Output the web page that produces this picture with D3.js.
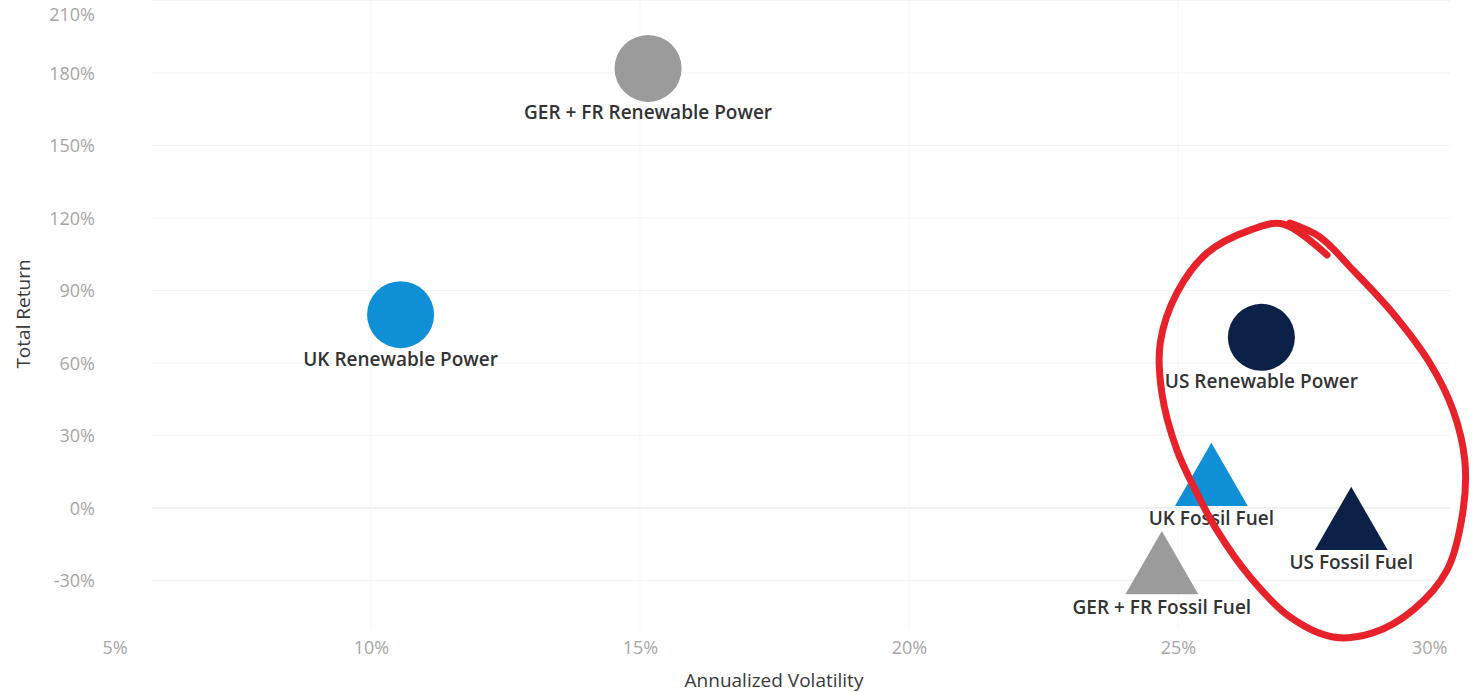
<!DOCTYPE html>
<html>
<head>
<meta charset="utf-8">
<script src="https://cdn.jsdelivr.net/npm/d3@7"></script>
<style>
  html, body { margin: 0; padding: 0; background: #fff; }
  svg { display: block; }
  text { font-family: "Open Sans", "Noto Sans", sans-serif; }
</style>
</head>
<body>
<svg id="chart" width="1474" height="694"></svg>
<script>
// Risk / return of power-sector equity baskets
const names      = ["GER + FR Renewable Power", "UK Renewable Power", "US Renewable Power",
                    "UK Fossil Fuel", "US Fossil Fuel", "GER + FR Fossil Fuel"];
const volatility = [15.15, 10.55, 26.55, 25.62, 28.22, 24.70];   // annualized volatility, %
const totalRet   = [181.9, 80.0, 70.6, 13.9, -4.3, -22.6];       // total return, %
const kinds      = ["Renewable", "Renewable", "Renewable", "Fossil", "Fossil", "Fossil"];
const regions    = ["GER + FR", "UK", "US", "UK", "US", "GER + FR"];

const xTicks = [5, 10, 15, 20, 25, 30];
const yTicks = [-30, 0, 30, 60, 90, 120, 150, 180, 210];

// hand-drawn highlight loop around the US / UK group, in data units (volatility %, return %)
const loopVol = [27.77, 26.95, 26.34, 25.54, 24.98, 24.67, 24.70, 24.98, 25.35, 25.72,
                 26.34, 27.08, 27.88, 28.62, 29.37, 30.00, 30.30, 30.33, 30.11, 29.68,
                 28.99, 28.25, 27.64, 27.08];
const loopRet = [104.7, 117.5, 115.0, 105.5, 89.0, 68.3, 47.6, 24.0, 6.2, -9.1,
                 -28.6, -45.1, -53.4, -51.7, -42.2, -25.7, -0.8, 19.9, 40.6, 60.0,
                 80.7, 98.5, 112.1, 117.9];

const regionColor = d3.scaleOrdinal()
  .domain(["GER + FR", "UK", "US"])
  .range(["#9b9b9b", "#0f8fd5", "#0b2148"]);

const svg = d3.select("#chart");

const x = d3.scaleLinear().domain([5, 30]).range([102, 1447]);
const y = d3.scaleLinear().domain([-50, 210]).range([628.8, 0.5]);

const plotLeft = 152, plotRight = 1450;

// grid
const grid = svg.append("g");
grid.selectAll("line.h").data(yTicks).join("line")
  .attr("x1", plotLeft).attr("x2", plotRight)
  .attr("y1", d => y(d)).attr("y2", d => y(d))
  .attr("stroke", d => d === 0 ? "#e8e8e8" : "#f4f4f4")
  .attr("stroke-width", 1.2);
grid.selectAll("line.v").data(xTicks.slice(1, -1)).join("line")
  .attr("x1", d => x(d)).attr("x2", d => x(d))
  .attr("y1", y(210)).attr("y2", y(-50))
  .attr("stroke", "#f7f7f7")
  .attr("stroke-width", 1);

// y axis labels
const yAxis = d3.axisLeft(y).tickValues(yTicks).tickFormat(d => d + "%").tickSize(0).tickPadding(0);
const gy = svg.append("g").attr("transform", "translate(95,0)").call(yAxis);
gy.select(".domain").remove();
gy.selectAll("text")
  .attr("fill", "#a6a6a6").attr("font-size", 18)
  .attr("dy", d => d === 210 ? "1.1em" : "0.35em");

// x axis labels
const xAxis = d3.axisBottom(x).tickValues(xTicks).tickFormat(d => d + "%").tickSize(0).tickPadding(0);
const gx = svg.append("g").attr("transform", "translate(0,648)").call(xAxis);
gx.select(".domain").remove();
gx.selectAll("text")
  .attr("fill", "#a6a6a6").attr("font-size", 18)
  .attr("text-anchor", (d, i) => i === 0 ? "start" : i === xTicks.length - 1 ? "end" : "middle")
  .attr("dy", "0.35em");

// axis titles
svg.append("text")
  .attr("x", 774).attr("y", 682)
  .attr("text-anchor", "middle").attr("dominant-baseline", "middle")
  .attr("font-size", 19).attr("font-weight", 500).attr("fill", "#3a3a3a")
  .text("Annualized Volatility");
svg.append("text")
  .attr("transform", "translate(25,314) rotate(-90)")
  .attr("text-anchor", "middle").attr("dominant-baseline", "middle")
  .attr("font-size", 19).attr("font-weight", 500).attr("fill", "#3a3a3a")
  .text("Total Return");

// marks
const data = names.map((n, i) => ({
  name: n, vol: volatility[i], ret: totalRet[i], kind: kinds[i], region: regions[i]
}));

const circleSym = d3.symbol().type(d3.symbolCircle).size(Math.PI * 33.5 * 33.5);
const triSize = 2300;
const triSym = d3.symbol().type(d3.symbolTriangle).size(triSize);
// d3's triangle is centered on its centroid; shift so its bounding box is centered on the point
const triShift = Math.sqrt(triSize / (Math.sqrt(3) * 3)) / 2;

const marks = svg.append("g");
marks.selectAll("path").data(data).join("path")
  .attr("d", d => d.kind === "Renewable" ? circleSym() : triSym())
  .attr("transform", d => `translate(${x(d.vol)},${y(d.ret) + (d.kind === "Fossil" ? triShift : 0)})`)
  .attr("fill", d => regionColor(d.region));

marks.selectAll("text").data(data).join("text")
  .attr("x", d => x(d.vol))
  .attr("y", d => y(d.ret) + 46)
  .attr("text-anchor", "middle").attr("dominant-baseline", "middle")
  .attr("font-size", 19).attr("font-weight", 600).attr("fill", "#333")
  .text(d => d.name);

// highlight loop
const loop = d3.line().curve(d3.curveCatmullRom.alpha(0.5))
  .x(i => x(loopVol[i])).y(i => y(loopRet[i]));
svg.append("path")
  .attr("d", loop(d3.range(loopVol.length)))
  .attr("fill", "none").attr("stroke", "#e8222a")
  .attr("stroke-width", 7).attr("stroke-linecap", "round").attr("stroke-linejoin", "round");
</script>
</body>
</html>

□ □ □ □ □ □ □

__What the exercise asks__.
Repeat the lines above exactly, and keep every picture out.

__Solution below__.
Output the web page that produces this picture with D3.js.
<!DOCTYPE html>
<html>
<head>
<meta charset="utf-8">
<script src="https://cdn.jsdelivr.net/npm/d3@7"></script>
<style>
  html, body { margin: 0; padding: 0; background: #fff; }
  svg { display: block; }
  text { font-family: "Open Sans", "Noto Sans", sans-serif; }
</style>
</head>
<body>
<svg id="chart" width="1474" height="694"></svg>
<script>
// Risk / return of power-sector equity baskets
const names      = ["GER + FR Renewable Power", "UK Renewable Power", "US Renewable Power",
                    "UK Fossil Fuel", "US Fossil Fuel", "GER + FR Fossil Fuel"];
const volatility = [15.15, 10.55, 26.55, 25.62, 28.22, 24.70];   // annualized volatility, %
const totalRet   = [181.9, 80.0, 70.6, 13.9, -4.3, -22.6];       // total return, %
const kinds      = ["Renewable", "Renewable", "Renewable", "Fossil", "Fossil", "Fossil"];
const regions    = ["GER + FR", "UK", "US", "UK", "US", "GER + FR"];

const xTicks = [5, 10, 15, 20, 25, 30];
const yTicks = [-30, 0, 30, 60, 90, 120, 150, 180, 210];

// hand-drawn highlight loop around the US / UK group, in data units (volatility %, return %)
const loopVol = [27.77, 26.95, 26.34, 25.54, 24.98, 24.67, 24.70, 24.98, 25.35, 25.72,
                 26.34, 27.08, 27.88, 28.62, 29.37, 30.00, 30.30, 30.33, 30.11, 29.68,
                 28.99, 28.25, 27.64, 27.08];
const loopRet = [104.7, 117.5, 115.0, 105.5, 89.0, 68.3, 47.6, 24.0, 6.2, -9.1,
                 -28.6, -45.1, -53.4, -51.7, -42.2, -25.7, -0.8, 19.9, 40.6, 60.0,
                 80.7, 98.5, 112.1, 117.9];

const regionColor = d3.scaleOrdinal()
  .domain(["GER + FR", "UK", "US"])
  .range(["#9b9b9b", "#0f8fd5", "#0b2148"]);

const svg = d3.select("#chart");

const x = d3.scaleLinear().domain([5, 30]).range([102, 1447]);
const y = d3.scaleLinear().domain([-50, 210]).range([628.8, 0.5]);

const plotLeft = 152, plotRight = 1450;

// grid
const grid = svg.append("g");
grid.selectAll("line.h").data(yTicks).join("line")
  .attr("x1", plotLeft).attr("x2", plotRight)
  .attr("y1", d => y(d)).attr("y2", d => y(d))
  .attr("stroke", d => d === 0 ? "#e8e8e8" : "#f4f4f4")
  .attr("stroke-width", 1.2);
grid.selectAll("line.v").data(xTicks.slice(1, -1)).join("line")
  .attr("x1", d => x(d)).attr("x2", d => x(d))
  .attr("y1", y(210)).attr("y2", y(-50))
  .attr("stroke", "#f7f7f7")
  .attr("stroke-width", 1);

// y axis labels
const yAxis = d3.axisLeft(y).tickValues(yTicks).tickFormat(d => d + "%").tickSize(0).tickPadding(0);
const gy = svg.append("g").attr("transform", "translate(95,0)").call(yAxis);
gy.select(".domain").remove();
gy.selectAll("text")
  .attr("fill", "#a6a6a6").attr("font-size", 18)
  .attr("dy", d => d === 210 ? "1.1em" : "0.35em");

// x axis labels
const xAxis = d3.axisBottom(x).tickValues(xTicks).tickFormat(d => d + "%").tickSize(0).tickPadding(0);
const gx = svg.append("g").attr("transform", "translate(0,648)").call(xAxis);
gx.select(".domain").remove();
gx.selectAll("text")
  .attr("fill", "#a6a6a6").attr("font-size", 18)
  .attr("text-anchor", (d, i) => i === 0 ? "start" : i === xTicks.length - 1 ? "end" : "middle")
  .attr("dy", "0.35em");

// axis titles
svg.append("text")
  .attr("x", 774).attr("y", 682)
  .attr("text-anchor", "middle").attr("dominant-baseline", "middle")
  .attr("font-size", 19).attr("font-weight", 500).attr("fill", "#3a3a3a")
  .text("Annualized Volatility");
svg.append("text")
  .attr("transform", "translate(25,314) rotate(-90)")
  .attr("text-anchor", "middle").attr("dominant-baseline", "middle")
  .attr("font-size", 19).attr("font-weight", 500).attr("fill", "#3a3a3a")
  .text("Total Return");

// marks
const data = names.map((n, i) => ({
  name: n, vol: volatility[i], ret: totalRet[i], kind: kinds[i], region: regions[i]
}));

const circleSym = d3.symbol().type(d3.symbolCircle).size(Math.PI * 33.5 * 33.5);
const triSize = 2300;
const triSym = d3.symbol().type(d3.symbolTriangle).size(triSize);
// d3's triangle is centered on its centroid; shift so its bounding box is centered on the point
const triShift = Math.sqrt(triSize / (Math.sqrt(3) * 3)) / 2;

const marks = svg.append("g");
marks.selectAll("path").data(data).join("path")
  .attr("d", d => d.kind === "Renewable" ? circleSym() : triSym())
  .attr("transform", d => `translate(${x(d.vol)},${y(d.ret) + (d.kind === "Fossil" ? triShift : 0)})`)
  .attr("fill", d => regionColor(d.region));

marks.selectAll("text").data(data).join("text")
  .attr("x", d => x(d.vol))
  .attr("y", d => y(d.ret) + 46)
  .attr("text-anchor", "middle").attr("dominant-baseline", "middle")
  .attr("font-size", 19).attr("font-weight", 600).attr("fill", "#333")
  .text(d => d.name);

// highlight loop
const loop = d3.line().curve(d3.curveCatmullRom.alpha(0.5))
  .x(i => x(loopVol[i])).y(i => y(loopRet[i]));
svg.append("path")
  .attr("d", loop(d3.range(loopVol.length)))
  .attr("fill", "none").attr("stroke", "#e8222a")
  .attr("stroke-width", 7).attr("stroke-linecap", "round").attr("stroke-linejoin", "round");
</script>
</body>
</html>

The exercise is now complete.